Comment From: jub0bs
@xformerfhs I'm wary of adding more Split*
functions that return a slice (as opposed to an iterator) in the standard library. In my experience, such functions tend to be misused (e.g. for splitting untrusted data); see https://nvd.nist.gov/vuln/detail/CVE-2025-22868, for instance.
Comment From: xformerfhs
Hi, @jub0bs, thanks four your comment.
I see that you have a reported a security vulnerability that was caused by using strings.Split
without checking, limiting or cleaning what is going to be splitted. It was fixed by using strings.Count
and only splitting after that returns the correct number of fields.
I agree that using Split
and the likes is dangerous when the programmer does not check the string to split. Splitting definitely has security implications.
However, a strings.SplitAny
function is missing. There ought to be a way of splitting a string on multiple different characters, not only on one separator.
What are the possible alternatives?
Function | Impact |
---|---|
SplitAny |
Programmers have to be warned they they ought to check the string to split if it has the correct format, count the fields with CountAny or remove unwanted characters. This should be documented. |
SplitAnyN |
This is much safer. If handled correctly, there is no vulnerability. However, setting n to a negative number will effectively turn SplitN into Split . |
SplitAnySeq |
This is the safest form, but can make the program more cumbersome and less readable. |
I think of my use case: The user specifies two encodings. One for the input file and one for the output file as a flag like e.g. -encodings win1252:utf8
. The separator may be :
or ,
. When I use SplitAnyN
this would look like this:
...
if len(encodingsFlagValue) < minEncodingLen || len(encodingsFlagValue) > maxEncodingLen {
return errors.New("invalid length of encodings")
}
encodings := strings.SplitAnyN(encodingsFlagValue, ":,", 3)
if len(encodings) > 2 {
return errors.New("invalid number of encodings")
}
var inputEncoding string
var outputEncoding string
inputEncoding = encodings[0]
if len(encodings) == 1 {
outputEncoding = inputEncoding
} else {
outputEncoding = encodings[1]
}
...
This is simple and straight-forward.
Now the same with an iterator:
...
var inputEncoding string
var outputEncoding string
var haveInputEncoding bool
for encoding := strings.SplitAnySeq(encodingsFlagValue, ":,") {
if !haveInputEncoding {
inputEncoding = encoding
haveInputEncoding = true
} else {
outputEncoding = encoding
break
}
}
if len(outputEncoding) == 0 {
outputEncoding = inputEncoding
}
...
This is much less readable and understandable.
So, I think SplitAnyN
is a sensible way to go.
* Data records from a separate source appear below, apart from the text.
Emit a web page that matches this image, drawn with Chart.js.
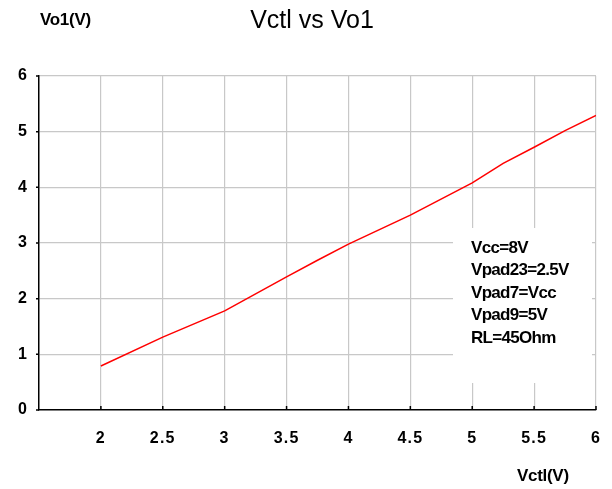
<!DOCTYPE html>
<html>
<head>
<meta charset="utf-8">
<script src="https://cdn.jsdelivr.net/npm/chart.js@4"></script>
<style>
html,body{margin:0;padding:0;background:#fff;}
#wrap{width:612px;height:489px;position:relative;}
</style>
</head>
<body>
<div id="wrap"><canvas id="c" width="612" height="489"></canvas></div>
<script>
const vctl = [2, 2.5, 3, 3.5, 3.75, 4, 4.5, 5, 5.25, 5.5, 5.75, 6];
const vo1  = [0.79, 1.31, 1.78, 2.39, 2.69, 2.98, 3.50, 4.08, 4.43, 4.72, 5.02, 5.29];
const xTicks = [2, 2.5, 3, 3.5, 4, 4.5, 5, 5.5, 6];
const yTicks = [0, 1, 2, 3, 4, 5, 6];
const titleText = 'Vctl vs Vo1';
const yTitle = 'Vo1(V)';
const xTitle = 'Vctl(V)';
const noteLines = ['Vcc=8V', 'Vpad23=2.5V', 'Vpad7=Vcc', 'Vpad9=5V', 'RL=45Ohm'];

const FONT = '"Liberation Sans", Arial, Helvetica, sans-serif';

const decor = {
  id: 'decor',
  beforeDraw(chart) {
    chart.ctx.letterSpacing = '1.2px';
  },
  afterDraw(chart) {
    const ctx = chart.ctx;
    const xs = chart.scales.x, ys = chart.scales.y;
    const area = chart.chartArea;
    ctx.save();
    ctx.letterSpacing = '0px';
    ctx.strokeStyle = '#000';
    ctx.lineWidth = 1.5;
    ctx.beginPath();
    xTicks.forEach(v => {
      const px = xs.getPixelForValue(v);
      ctx.moveTo(px, area.bottom);
      ctx.lineTo(px, area.bottom - 4);
    });
    yTicks.forEach(v => {
      const py = ys.getPixelForValue(v);
      ctx.moveTo(area.left, py);
      ctx.lineTo(area.left - 3, py);
    });
    ctx.stroke();
    ctx.fillStyle = '#fff';
    ctx.fillRect(453, 228, 139, 155);
    ctx.fillStyle = '#000';
    ctx.font = 'bold 17px ' + FONT;
    ctx.letterSpacing = '-0.7px';
    ctx.textAlign = 'left';
    ctx.textBaseline = 'middle';
    noteLines.forEach((t, i) => ctx.fillText(t, 471, 248 + i * 22.6));
    ctx.letterSpacing = '0px';
    ctx.font = '25px ' + FONT;
    ctx.textAlign = 'center';
    ctx.fillText(titleText, 312, 21);
    ctx.font = 'bold 17px ' + FONT;
    ctx.letterSpacing = '-0.3px';
    ctx.textAlign = 'left';
    ctx.fillText(yTitle, 40, 20);
    ctx.fillText(xTitle, 517, 476);
    ctx.restore();
    ctx.letterSpacing = '0px';
  }
};

new Chart(document.getElementById('c'), {
  type: 'line',
  data: {
    datasets: [{
      data: vctl.map((x, i) => ({x: x, y: vo1[i]})),
      borderColor: '#ff0000',
      borderWidth: 1.5,
      pointRadius: 0,
      fill: false,
      tension: 0
    }]
  },
  options: {
    responsive: false,
    animation: false,
    devicePixelRatio: 1,
    layout: {padding: {top: 76, right: 16, left: 0, bottom: 0}},
    plugins: {legend: {display: false}, title: {display: false}, tooltip: {enabled: false}},
    scales: {
      x: {
        type: 'linear',
        min: 1.5, max: 6,
        afterFit(s) { s.height = 79; s.paddingLeft = 0; s.paddingRight = 0; },
        afterBuildTicks(s) { s.ticks = [1.5].concat(xTicks).map(v => ({value: v})); },
        ticks: {
          color: '#000',
          font: {family: FONT, size: 16, weight: 'bold'},
          padding: 19,
          maxRotation: 0,
          autoSkip: false,
          callback: v => (v === 1.5 ? '' : String(v))
        },
        grid: {
          drawTicks: false,
          color: c => (c.tick && c.tick.value === 1.5 ? 'rgba(0,0,0,0)' : '#c8c8c8'),
          lineWidth: 1.2
        },
        border: {display: true, color: '#000', width: 1.5}
      },
      y: {
        type: 'linear',
        min: 0, max: 6,
        afterFit(s) { s.width = 39; s.paddingTop = 0; s.paddingBottom = 0; },
        afterBuildTicks(s) { s.ticks = yTicks.map(v => ({value: v})); },
        ticks: {
          color: '#000',
          font: {family: FONT, size: 16, weight: 'bold'},
          padding: 11,
          autoSkip: false
        },
        grid: {
          drawTicks: false,
          color: c => (c.tick && c.tick.value === 0 ? 'rgba(0,0,0,0)' : '#c8c8c8'),
          lineWidth: 1.2
        },
        border: {display: true, color: '#000', width: 1.5}
      }
    }
  },
  plugins: [decor]
});
</script>
</body>
</html>
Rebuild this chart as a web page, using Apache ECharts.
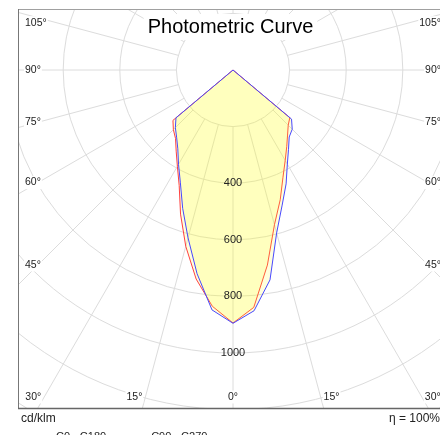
<!DOCTYPE html>
<html>
<head>
<meta charset="utf-8">
<script src="https://cdn.jsdelivr.net/npm/echarts@6/dist/echarts.min.js"></script>
<style>
html,body{margin:0;padding:0;background:#fff;}
#chart{width:440px;height:435px;}
</style>
</head>
<body>
<div id="chart"></div>
<script>
// ---- data (cd/klm) ----
const gamma = [0,5,10,15,20,25,30,35,40,45,50,55,60,65,70,75,80,85,90];
const c0    = [894,842,700,566,488,418,369,331,300,276,262,0,0,0,0,0,0,0,0];
const c180  = [894,838,750,645,542,450,393,350,316,298,277,0,0,0,0,0,0,0,0];
const c90   = [895,854,753,596,508,444,384,342,309,296,270,0,0,0,0,0,0,0,0];
const c270  = [895,851,731,614,520,440,385,340,310,288,263,0,0,0,0,0,0,0,0];
const seriesNames = ['C0 - C180', 'C90 - C270'];
const radiusTickLabels = [400, 600, 800, 1000];
const angleTickLabels = [0, 15, 30, 45, 60, 75, 90, 105];
const spokeAngles = [-165,-150,-135,-120,-105,-90,-75,-60,-45,-30,-15,0,15,30,45,60,75,90,105,120,135,150,165,180];
const titleText = 'Photometric Curve';
const unitText = 'cd/klm';
const effText = 'η = 100%';

// left half (positive angle) then right half (negative angle)
function plane(left, right) {
  const out = [];
  for (let i = gamma.length - 1; i >= 0; i--) out.push([left[i], gamma[i]]);
  for (let i = 1; i < gamma.length; i++) out.push([right[i], -gamma[i]]);
  return out;
}

const chart = echarts.init(document.getElementById('chart'), null, {renderer: 'canvas'});
const FR = {l: 18, t: 9, r: 448, b: 409};
const gridColor = '#dcdcdc';
const FONT = '"Liberation Sans", Arial, sans-serif';

const option = {
  backgroundColor: '#fff',
  animation: false,
  polar: {center: [233, 70], radius: 452.8},
  radiusAxis: {
    type: 'value', min: 0, max: 1600, interval: 200,
    axisLine: {show: false}, axisTick: {show: false}, axisLabel: {show: false},
    splitLine: {show: true, lineStyle: {color: gridColor, width: 1}}
  },
  angleAxis: {
    type: 'value', min: -180, max: 180, startAngle: 90, clockwise: true,
    axisLine: {show: false}, axisTick: {show: false}, axisLabel: {show: false},
    splitLine: {show: false}
  },
  legend: {
    data: seriesNames, left: 18, top: 426, icon: 'rect', itemWidth: 28, itemHeight: 2,
    itemGap: 12, z: 200, textStyle: {fontSize: 11, color: '#222', fontFamily: FONT}
  },
  series: [
    {
      type: 'custom', coordinateSystem: 'polar', silent: true, z: 1,
      data: spokeAngles.map(a => [0, a]),
      renderItem: function (params, api) {
        const a = api.value(1);
        const p1 = api.coord([200, a]);
        const p2 = api.coord([1600, a]);
        return {type: 'line', shape: {x1: p1[0], y1: p1[1], x2: p2[0], y2: p2[1]},
          style: {stroke: gridColor, lineWidth: 1}};
      }
    },
    {
      name: seriesNames[0], type: 'line', coordinateSystem: 'polar', data: plane(c180, c0),
      symbol: 'none', z: 3, lineStyle: {color: '#ff4040', width: 1}, itemStyle: {color: '#ff7070'},
      areaStyle: {color: 'rgba(255,255,40,0.16)', opacity: 1}
    },
    {
      name: seriesNames[1], type: 'line', coordinateSystem: 'polar', data: plane(c270, c90),
      symbol: 'none', z: 4, lineStyle: {color: '#4848ff', width: 1}, itemStyle: {color: '#7878ff'},
      areaStyle: {color: 'rgba(255,255,40,0.16)', opacity: 1}
    },
    {
      type: 'custom', coordinateSystem: 'polar', silent: true, z: 5,
      data: radiusTickLabels.map(v => [v, 0]),
      renderItem: function (params, api) {
        const p = api.coord([api.value(0), 0]);
        return {type: 'text', x: p[0], y: p[1],
          style: {text: String(api.value(0)), textAlign: 'center', textVerticalAlign: 'middle',
            fill: '#222', font: '11px ' + FONT}};
      }
    }
  ]
};
chart.setOption(option);

// decorations: clipping covers, frame, title, angle labels
const c = chart.convertToPixel({seriesIndex: 1}, [0, 0]);
const cx = c[0], cy = c[1];
const g = [];
g.push({type: 'rect', shape: {x: 0, y: 0, width: FR.l, height: 435}, style: {fill: '#fff'}, z: 100});
g.push({type: 'rect', shape: {x: 0, y: 0, width: 440, height: FR.t}, style: {fill: '#fff'}, z: 100});
g.push({type: 'rect', shape: {x: 0, y: FR.b, width: 440, height: 435 - FR.b}, style: {fill: '#fff'}, z: 100});
g.push({type: 'line', shape: {x1: FR.l, y1: FR.t + 0.5, x2: 440, y2: FR.t + 0.5}, style: {stroke: '#a0a0a0', lineWidth: 1}, z: 101});
g.push({type: 'line', shape: {x1: FR.l + 0.5, y1: FR.t, x2: FR.l + 0.5, y2: FR.b}, style: {stroke: '#777', lineWidth: 1}, z: 101});
g.push({type: 'line', shape: {x1: FR.l, y1: FR.b - 0.5, x2: 440, y2: FR.b - 0.5}, style: {stroke: '#666', lineWidth: 1.5}, z: 101});
g.push({type: 'text', x: 230.5, y: 27, z: 102,
  style: {text: titleText, textAlign: 'center', textVerticalAlign: 'middle', fill: '#000',
    font: '20px ' + FONT, backgroundColor: '#fff', padding: [3, 4]}});
const lblFont = '10.5px ' + FONT;
angleTickLabels.forEach(function (a) {
  [1, -1].forEach(function (side) {
    if (a === 0 && side === -1) return;
    const rad = a * Math.PI / 180;
    const dx = -Math.sin(rad) * side; // left side: negative x
    const dy = Math.cos(rad);
    let x, y, align;
    const ybot = 397;
    const xb = dy > 0 ? cx + dx * (ybot - cy) / dy : null;
    if (a === 0) { x = cx; y = ybot; align = 'center'; }
    else if (xb !== null && xb > 30 && xb < 430) {
      y = ybot;
      if (side === 1) { x = xb - 2; align = 'right'; } else { x = xb + 2; align = 'left'; }
    } else {
      const xs = side === 1 ? 38 : 428;
      y = cy + dy * (xs - cx) / dx;
      if (a > 90) y += 5;
      if (side === 1) { x = 24; align = 'left'; } else { x = 442; align = 'right'; }
    }
    g.push({type: 'text', x: x, y: y, z: 102,
      style: {text: a + '°', textAlign: align, textVerticalAlign: 'middle', fill: '#222',
        font: lblFont, backgroundColor: '#fff', padding: [1, 1]}});
  });
});
g.push({type: 'text', x: 21, y: 419, z: 102,
  style: {text: unitText, textAlign: 'left', textVerticalAlign: 'middle', fill: '#222', font: '12px ' + FONT}});
g.push({type: 'text', x: 440, y: 419, z: 102,
  style: {text: effText, textAlign: 'right', textVerticalAlign: 'middle', fill: '#222', font: '12px ' + FONT}});
chart.setOption({graphic: {elements: g}});
</script>
</body>
</html>
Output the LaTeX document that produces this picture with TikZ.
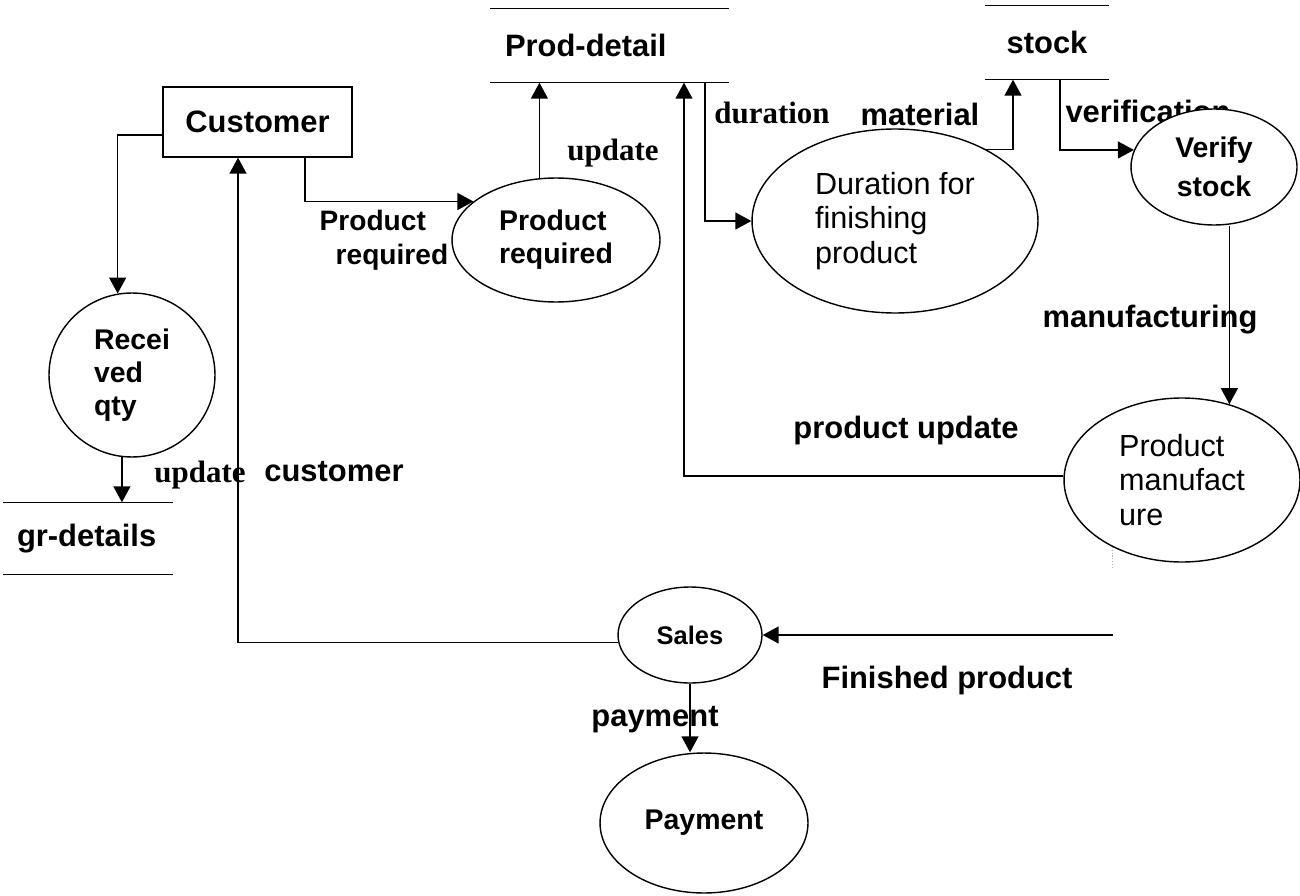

With the warning that one must not use an n
that is less than 1 and to check for an appropriate length.
Even SplitAny
would be a way to go with the clear warning that this may cause a security vulnerability if the source is not checked and that SplitAnyN
, and SplitAnySeq
are better alternatives.
Comment From: as
The alternative is to normalize the seperators into one seperator and then call the split function.
source := ":something,to:split-"
source = strings.ReplaceAll(source, ":", ",")
source = strings.ReplaceAll(source, "-", ",")
fmt.Printf("%q\n", strings.Split(source, ","))
Comment From: xformerfhs
The alternative is to normalize the seperators into one seperator and then call the split function.
While this yields the correct result, it has three disadvantages:
- It allocates memory for two additional strings. Allocations are slow.
- It copies the string two times, resulting in additional CPU overhead.
- It is cumbersome, hard to read and does not convey what is meant. Someone reading this would have to figure out why all this replacing takes place. This makes it harder to understand the meaning of the code.
Using strings.SplitAny(source, ":,-")
is short, simple and understandable at first glance. No unnecessary memory allocations, no unnecessary copying.